I was obviously concerned about real-life sea level rise. That’s why I chose to write a climate fiction (cli-fi) novel. But I didn’t actually assume that the city of Miami would be swallowed up by the sea in less than two decades.
Now, I’m starting to wonder.
A new study published by James Hansen and 16 coauthors projects that sea level rise due to global warming may be far more rapid and severe than previous projections indicated. The widely-touted international goal of limiting warming to two degrees Celsius may not be sufficient to prevent catastrophic sea level rise well before the end of the century. In fact, even one degree Celsius may be enough warming to put many major cities underwater this century — and we’re already fast approaching the one degree mark.
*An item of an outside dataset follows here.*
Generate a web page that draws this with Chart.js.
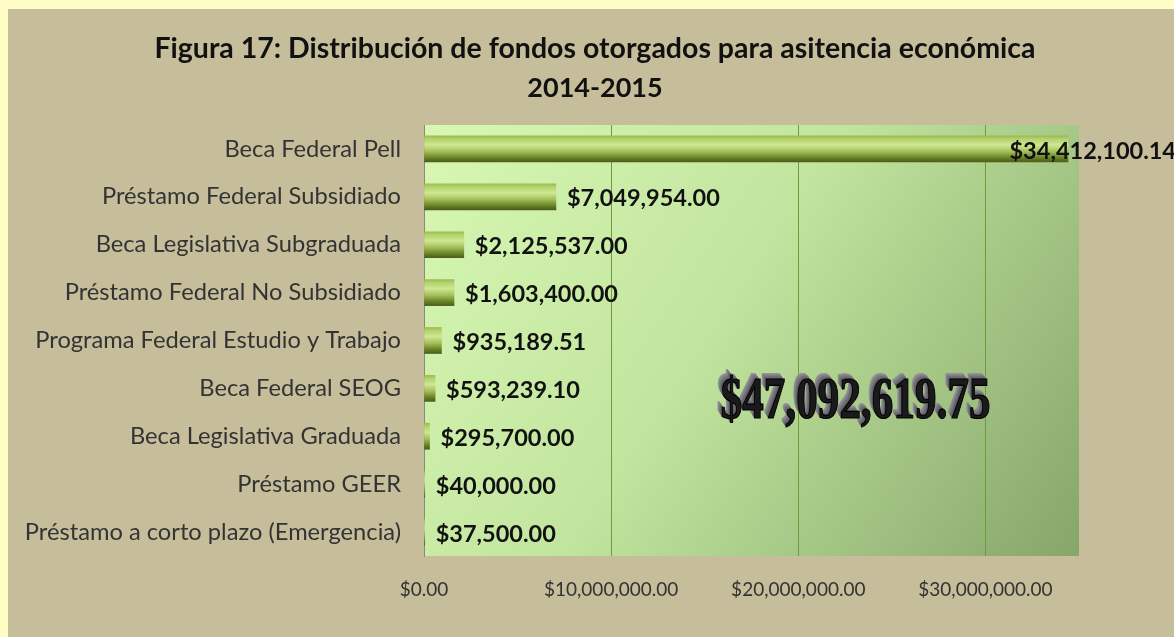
<!DOCTYPE html>
<html>
<head>
<meta charset="utf-8">
<script src="https://cdn.jsdelivr.net/npm/chart.js@4.4.0/dist/chart.umd.min.js"></script>
<style>
  html, body { margin: 0; padding: 0; background: #fefdc6; width: 1174px; height: 637px; overflow: hidden; }
  #panel { position: absolute; left: 8px; top: 9px; width: 1166px; height: 628px; background: #c6bd9a; }
</style>
</head>
<body>
<div id="panel"><canvas id="mycanvas" width="1166" height="628"></canvas></div>
<script>
var categories = [
  "Beca Federal Pell",
  "Préstamo Federal Subsidiado",
  "Beca Legislativa Subgraduada",
  "Préstamo Federal No Subsidiado",
  "Programa Federal Estudio y Trabajo",
  "Beca Federal SEOG",
  "Beca Legislativa Graduada",
  "Préstamo GEER",
  "Préstamo a corto plazo (Emergencia)"
];
var amounts = [34412100.14, 7049954.00, 2125537.00, 1603400.00, 935189.51, 593239.10, 295700.00, 40000.00, 37500.00];
var totalLabel = "$47,092,619.75";
var titleLines = ["Figura 17: Distribución de fondos otorgados para asitencia económica", "2014-2015"];
var xTicks = [0, 10000000, 20000000, 30000000];
var axisMax = 35000000;

function money(v) {
  return "$" + v.toLocaleString("en-US", { minimumFractionDigits: 2, maximumFractionDigits: 2 });
}

// title drawn by hand so it is centred on the whole panel, not on the plot
var titleBox = {
  id: "titleBox",
  afterDraw: function(chart) {
    var c = chart.ctx;
    c.save();
    c.font = "bold 28.5px Lato";
    c.fillStyle = "#111";
    c.textAlign = "center";
    c.textBaseline = "alphabetic";
    c.fillText(titleLines[0], 587, 49);
    c.font = "bold 27px Lato";
    c.fillText(titleLines[1], 587, 88);
    c.restore();
  }
};

var plotBg = {
  id: "plotBg",
  beforeDraw: function(chart) {
    var a = chart.chartArea, c = chart.ctx;
    var g = c.createLinearGradient(a.left, a.top, a.right, a.bottom);
    g.addColorStop(0, "#d8f8b4");
    g.addColorStop(0.45, "#c1e49e");
    g.addColorStop(1, "#86a66a");
    c.save();
    c.fillStyle = g;
    c.fillRect(a.left, a.top, a.right - a.left, a.bottom - a.top);
    c.restore();
  }
};

var valueLabels = {
  id: "valueLabels",
  afterDatasetsDraw: function(chart) {
    var c = chart.ctx;
    var meta = chart.getDatasetMeta(0);
    c.save();
    c.font = "bold 23.5px Lato";
    c.fillStyle = "#111";
    c.textBaseline = "middle";
    meta.data.forEach(function(bar, i) {
      var txt = money(amounts[i]);
      var w = c.measureText(txt).width;
      var x = Math.min(bar.x + 11, chart.width - w + 2);
      c.fillText(txt, x, bar.y + 2);
    });
    c.restore();
  }
};

var bigTotal = {
  id: "bigTotal",
  afterDatasetsDraw: function(chart) {
    var c = chart.ctx;
    var a = chart.chartArea;
    var cx = a.left + (a.right - a.left) * 0.659;
    var cy = a.top + (a.bottom - a.top) * 0.645;
    c.save();
    c.font = "bold 60px 'Liberation Serif'";
    c.textAlign = "center";
    c.textBaseline = "middle";
    var w = c.measureText(totalLabel).width;
    c.translate(cx, cy);
    c.scale(270 / w, 1);
    for (var k = 7; k >= 1; k--) {
      var sh = 70 + k * 11;
      c.fillStyle = "rgb(" + sh + "," + sh + "," + (sh + 6) + ")";
      c.fillText(totalLabel, -k * 0.9, -k * 0.9);
    }
    c.lineWidth = 1.2;
    c.strokeStyle = "#000";
    c.fillStyle = "#1a1a1a";
    c.fillText(totalLabel, 0, 0);
    c.strokeText(totalLabel, 0, 0);
    c.restore();
  }
};

function barFill(ctx) {
  var chart = ctx.chart;
  var y = chart.scales && chart.scales.y;
  if (!y || !chart.chartArea) return "#88a83a";
  var cy = y.getPixelForValue(ctx.dataIndex);
  var g = chart.ctx.createLinearGradient(0, cy - 13, 0, cy + 13);
  g.addColorStop(0, "#9cbc4c");
  g.addColorStop(0.12, "#b4d270");
  g.addColorStop(0.35, "#cfe890");
  g.addColorStop(0.6, "#a2c058");
  g.addColorStop(0.85, "#687f26");
  g.addColorStop(1, "#4a5e18");
  return g;
}

var ctx = document.getElementById("mycanvas");
var chart = new Chart(ctx, {
  type: "bar",
  data: {
    labels: categories,
    datasets: [{
      label: "Fondos otorgados 2014-2015",
      data: amounts,
      backgroundColor: barFill,
      borderWidth: 0,
      barThickness: 26
    }]
  },
  plugins: [plotBg, valueLabels, bigTotal, titleBox],
  options: {
    indexAxis: "y",
    responsive: false,
    animation: false,
    layout: { padding: { left: 0, right: 95, top: 116, bottom: 0 } },
    plugins: {
      legend: { display: false },
      tooltip: { enabled: false },
      title: { display: false }
    },
    scales: {
      x: {
        min: 0,
        max: axisMax,
        afterFit: function(s) { s.height = 81; },
        afterBuildTicks: function(s) {
          s.ticks = xTicks.map(function(v) { return { value: v }; });
        },
        ticks: {
          autoSkip: false,
          maxRotation: 0,
          padding: 22,
          color: "#333",
          font: { family: "Lato", size: 19 },
          callback: function(v) { return money(v); }
        },
        grid: { color: "#6f9b3c", lineWidth: 1, drawTicks: false },
        border: { display: false }
      },
      y: {
        afterFit: function(s) { s.width = 416; },
        ticks: {
          padding: 23,
          color: "#333",
          font: { family: "Lato", size: 23.7 }
        },
        grid: { display: false, drawTicks: false },
        border: { display: true, color: "#8a8a78", width: 1 }
      }
    }
  }
});
</script>
</body>
</html>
Sometimes truth is stranger than fiction. As an author, a part of me finds it very surreal and somewhat chilling that my exaggerated scenario in Goodbye Miami may in fact become a reality. However, as a climate justice advocate and long-time climate news observer, I can’t say that I’m entirely surprised. Fossil fuel industry thinktanks portray the Intergovernmental Panel on Climate Change (IPCC) as alarmist, but the IPCC actually tends to be conservative, consistently underestimating the pace and impact of global warming. Policymakers often strike an unfortunate balance between these IPCC underestimations and the outright disinformation distributed by the fossil fuel thinktanks. This usually leads to public policy initiatives that either fail to make a substantial dent in greenhouse gas emissions or actively increase them, as is the case with fracking.
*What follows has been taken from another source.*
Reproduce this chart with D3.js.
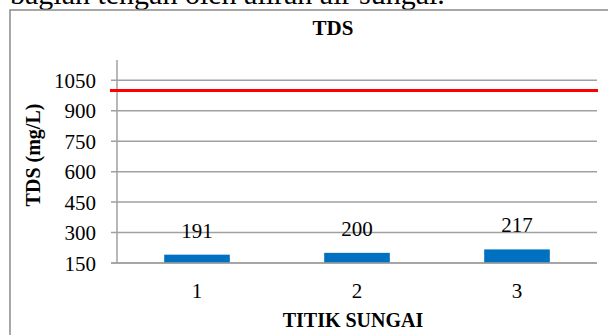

Is Hansen right? It will take time for peer review and future studies to confirm these findings. In the meantime, we already know more than enough information to develop and deploy reasonable science-based public. Anthropogenic global warming is real; the consequences for human and non-human life are mostly very harmful; we must reduce our greenhouse gas emissions dramatically in order to avoid even greater harm to ourselves and future generations of human and non-human life.